The British Royal Institution of Chartered Surveyors proposes, in its report, Mind the Gap! Post-Disaster Reconstruction and the Transition from Humanitarian Relief, that chartered surveyors, geographic information systems (GIS) technicians, disaster risk professionals, and other “built environment” experts with expertise in planning and management of complex projects can play a crucial role in closing the implementation gap between humanitarian relief and reconstruction and development.[8] 

The Participation Gap
Another gap, which is often overlooked and is often the most significant, is in the capacity of the affected population itself to participate in the response. After the initial response, shock and trauma may limit the contributions of some members of the affected population. However, in the subsequent weeks, months, and years, the affected population constitutes the largest contributor of labor to the reconstruction effort. Yet as the population begins to recover its livelihoods, families affected by the disaster should not be forced to choose between reestablishing their financial independence and participating in reconstruction.
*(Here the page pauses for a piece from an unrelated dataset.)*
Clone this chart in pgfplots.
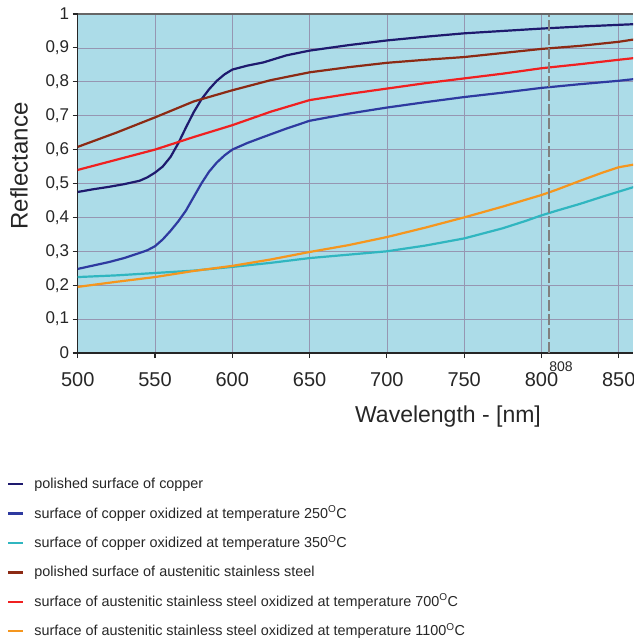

This gap may come and go suddenly due to internal or external factors, for example, the onset of a rainy season in a farming community or the decision to accept work opportunities elsewhere. Certain factors that may cause this gap, such as crop harvests, can be planned for. The Emergency Market Mapping and Analysis (EMMA) can be used to identify how the labor supply may fluctuate during the year.[9] An explanation of the EMMA methodology is included in Chapter 15, Mobilizing Financial Resources and Other Reconstruction Assistance, Annex 1, Deciding Whether to Procure and Distribute Reconstruction Materials.

Source: Shelter Centre Training, http://www.sheltercentre.org/node/3555.

Good coordination by government, with support from the humanitarian community, can help mitigate these gaps. The indicators proposed by the OECD Development Assistance Committee (DAC) in 1991 for the evaluation of humanitarian programs (as updated) include an indicator for program “connectedness.”[10] As explained by the Active Learning Network for Accountability and Performance in Humanitarian Assistance (ALNAP) in its evaluation guide based on these indicators, “connectedness” refers to the need to ensure that activities of a short-term emergency nature are carried out in a way that takes longer-term development requirements into account.[11] However, the guide also states that while the need for linkages among humanitarian action, recovery, and development are well understood, no consensus exists on how lifesaving humanitarian action should support longer-term needs, mentioning natural disasters as an example of where this objective is particularly difficult to achieve.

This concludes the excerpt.